REPUBLIKA.CO.ID, JAKARTA -- Mantan menteri keuangan Agus Martowardojo menolak bertanggung-jawab soal lolosnya pengajuan uang negara senilai Rp 2,5 triliun untuk jasa pembangunan konstruksi serta fasilitas P3SON di Hambalang.
Kata dia, pengajuan anggaran tahun jamak itu semestinya dapat dibendung, kalau saja disposisi darinya kepada Dirjen Anggaran Anny Ratnawati ditaati.
Disposisi tersebut adalah meminta agar pejabat esselon satu di bawahnya itu, memperhatikan imbauan dari Menkeu tentang proses pengajuan anggaran oleh Kemepora tersebut.
"Saya sampaikan, 'selesaikan'. Selesaikan, maksud saya, harus mengacu prosedur dan aturan yang berlaku," ujar Agus, di Pengadilan Negeri Tipikor, Jakarta, Senin (28/4).
Hal tersebut, dikatakan Gubernur Bank Indonesia (BI) ini, saat menjadi saksi dalam persidangan lanjutan perkara korupsi di Hambalang, atas terdakwa, mantan Menpora, Andi Alfian Mallarangeng.
Kehadiran Agus untuk perkara Andi, adalah perdana. Agus pernah jadi saksi perkara sama tetapi atas terpidana, mantan Kepala Biro Keuangan dan Rumah Tangga Kemenpora, Deddy Kusdinar.
Dalam kesaksiannya, Agus menceritakan dirinya sebenarnya tidak tahu menahu tentang pengajuan anggaran tahun jamak oleh Kemenpora. Dia hanya mengetahui tentang adanya nota dinas dari internal Kemenkeu, terkait permintaan perubahan anggaran biasa, menjadi anggaran tahun jamak.
"Semula Rp 125 miliar menjadi Rp 2,5 triliun. Nota itu saya lihat tertanggal 29 November 2009," terang dia.
Nota itu diungkapkan dia, dilanjutkan dengan mempersilahkan Kemenpora menyesuaikan proses pengajuan, sesuai dengan aturan baku. Pengajuan anggaran tahun jamak itu, diterangkan Agus, harus mengikutsertakan persetujuan menteri pemohon dan menteri terkait.

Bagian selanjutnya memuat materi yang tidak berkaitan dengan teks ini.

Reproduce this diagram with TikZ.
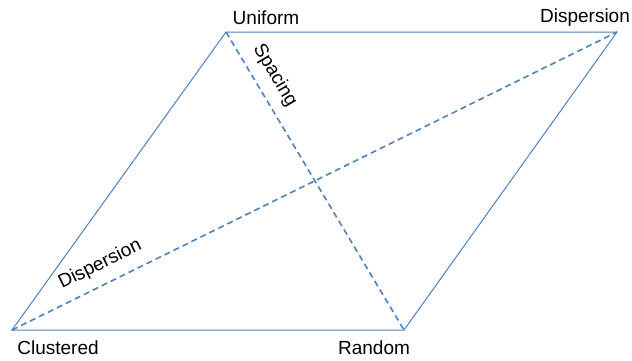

Kata dia, pembanguan P3SON Hambalang, mengharuskan ada persetujuan minimal dua menteri. Satu Andi sebagai Menpora serta Djoko Kirmanto, sebagai Menteri Pembangunan Umum. Tetapi, diceritakan dia, permohonan tahun jamak tersebut tak dilengkapi dengan syarat baku di Kemenkeu itu.

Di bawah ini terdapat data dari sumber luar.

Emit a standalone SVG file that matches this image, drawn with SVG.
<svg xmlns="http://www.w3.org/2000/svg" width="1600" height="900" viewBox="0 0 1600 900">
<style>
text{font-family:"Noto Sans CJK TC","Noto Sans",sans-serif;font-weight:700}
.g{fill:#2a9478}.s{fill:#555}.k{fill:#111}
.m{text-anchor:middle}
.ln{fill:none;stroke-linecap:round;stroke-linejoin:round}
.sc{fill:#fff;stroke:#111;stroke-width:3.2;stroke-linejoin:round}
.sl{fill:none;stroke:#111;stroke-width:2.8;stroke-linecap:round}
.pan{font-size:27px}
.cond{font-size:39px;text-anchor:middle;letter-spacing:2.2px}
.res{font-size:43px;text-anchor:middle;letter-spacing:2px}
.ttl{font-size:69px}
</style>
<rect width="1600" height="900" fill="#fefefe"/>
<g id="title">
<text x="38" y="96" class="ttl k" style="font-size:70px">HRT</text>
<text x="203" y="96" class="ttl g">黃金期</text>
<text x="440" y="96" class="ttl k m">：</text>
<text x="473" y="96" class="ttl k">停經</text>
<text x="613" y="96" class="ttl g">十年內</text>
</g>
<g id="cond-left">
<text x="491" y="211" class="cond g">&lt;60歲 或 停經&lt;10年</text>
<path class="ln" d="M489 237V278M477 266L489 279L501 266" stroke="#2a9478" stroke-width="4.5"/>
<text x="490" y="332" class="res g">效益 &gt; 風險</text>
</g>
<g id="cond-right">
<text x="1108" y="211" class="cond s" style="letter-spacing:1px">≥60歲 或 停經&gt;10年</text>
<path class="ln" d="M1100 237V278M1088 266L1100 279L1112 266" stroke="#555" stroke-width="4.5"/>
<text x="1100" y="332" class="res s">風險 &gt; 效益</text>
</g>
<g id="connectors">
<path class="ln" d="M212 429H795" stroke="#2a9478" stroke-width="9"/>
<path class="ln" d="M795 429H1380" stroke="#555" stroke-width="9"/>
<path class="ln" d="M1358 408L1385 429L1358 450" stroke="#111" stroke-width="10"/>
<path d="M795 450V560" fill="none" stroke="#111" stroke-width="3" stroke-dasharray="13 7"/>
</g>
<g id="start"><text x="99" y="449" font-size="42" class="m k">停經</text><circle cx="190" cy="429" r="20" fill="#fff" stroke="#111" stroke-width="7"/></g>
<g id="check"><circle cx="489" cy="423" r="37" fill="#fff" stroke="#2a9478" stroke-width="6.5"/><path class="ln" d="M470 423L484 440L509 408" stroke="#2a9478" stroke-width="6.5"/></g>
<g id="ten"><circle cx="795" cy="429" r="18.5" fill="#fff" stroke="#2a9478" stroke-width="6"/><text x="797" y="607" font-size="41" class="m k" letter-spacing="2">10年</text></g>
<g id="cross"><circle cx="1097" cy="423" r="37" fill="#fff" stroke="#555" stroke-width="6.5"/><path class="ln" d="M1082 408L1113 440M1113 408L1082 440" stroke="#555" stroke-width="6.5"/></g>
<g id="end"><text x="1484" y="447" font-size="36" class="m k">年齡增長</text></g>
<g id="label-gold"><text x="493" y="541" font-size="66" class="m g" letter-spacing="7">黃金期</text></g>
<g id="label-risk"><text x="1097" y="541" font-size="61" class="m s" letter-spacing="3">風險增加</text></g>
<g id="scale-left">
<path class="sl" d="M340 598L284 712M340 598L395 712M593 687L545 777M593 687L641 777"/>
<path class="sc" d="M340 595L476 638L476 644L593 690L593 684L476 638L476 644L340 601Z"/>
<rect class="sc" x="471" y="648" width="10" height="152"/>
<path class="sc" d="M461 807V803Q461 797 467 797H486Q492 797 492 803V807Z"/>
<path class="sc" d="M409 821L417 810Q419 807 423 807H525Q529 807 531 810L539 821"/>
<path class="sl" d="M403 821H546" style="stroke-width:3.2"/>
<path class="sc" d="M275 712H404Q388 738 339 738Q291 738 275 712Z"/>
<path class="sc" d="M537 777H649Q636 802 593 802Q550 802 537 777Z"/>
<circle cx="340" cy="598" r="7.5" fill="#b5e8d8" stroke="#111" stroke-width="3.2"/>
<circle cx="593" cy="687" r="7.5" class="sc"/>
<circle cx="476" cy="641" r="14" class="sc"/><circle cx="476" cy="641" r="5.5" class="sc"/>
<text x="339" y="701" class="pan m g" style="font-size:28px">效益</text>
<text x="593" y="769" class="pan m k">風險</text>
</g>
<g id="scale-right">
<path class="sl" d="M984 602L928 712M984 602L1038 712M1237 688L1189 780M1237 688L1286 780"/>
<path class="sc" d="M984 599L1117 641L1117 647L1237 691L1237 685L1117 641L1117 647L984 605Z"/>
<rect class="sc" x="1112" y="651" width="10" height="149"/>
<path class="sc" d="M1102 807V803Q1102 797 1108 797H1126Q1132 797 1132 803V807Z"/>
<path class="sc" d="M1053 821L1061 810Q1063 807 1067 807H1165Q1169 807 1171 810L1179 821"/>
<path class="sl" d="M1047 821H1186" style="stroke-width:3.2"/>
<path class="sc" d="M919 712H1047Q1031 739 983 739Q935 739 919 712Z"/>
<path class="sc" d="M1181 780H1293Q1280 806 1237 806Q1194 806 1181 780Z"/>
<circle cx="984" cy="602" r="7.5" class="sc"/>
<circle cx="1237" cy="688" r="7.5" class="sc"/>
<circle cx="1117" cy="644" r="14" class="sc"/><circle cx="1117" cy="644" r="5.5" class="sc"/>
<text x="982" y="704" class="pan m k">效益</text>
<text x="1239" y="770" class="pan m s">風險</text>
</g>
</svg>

Kata dia, permohonan dari Rp 125 miliar ke Rp 2,5 triliun itu, hanya ditandatangani oleh Sesmenpora Wafid Muharram.
Karena itu, Agus meminta agar proses pengajuan tahun jamak itu diaudit. Meski pun audit tersebut dilakukan setelah adanya indikasi korupsi, tetapi dikatakan dia, audit memang menunjukkan adanya tiga hal kejanggalan.
Agus mengungkapkan, tiga kejanggalan itu antara lain, proses pengajuan anggaran tahun jamak Kemenpora tidak lengkap. Selain hanya ditandatangani oleh Sesmenpora, permohonan itu pun tak melampirkan persetujuan dari Menteri PU sebagai pejabat tekhnis.
Temuan lainnya, permohonan itu pun tak menerangkan rencana anggaran biaya (RAB) dan kerangka kerja.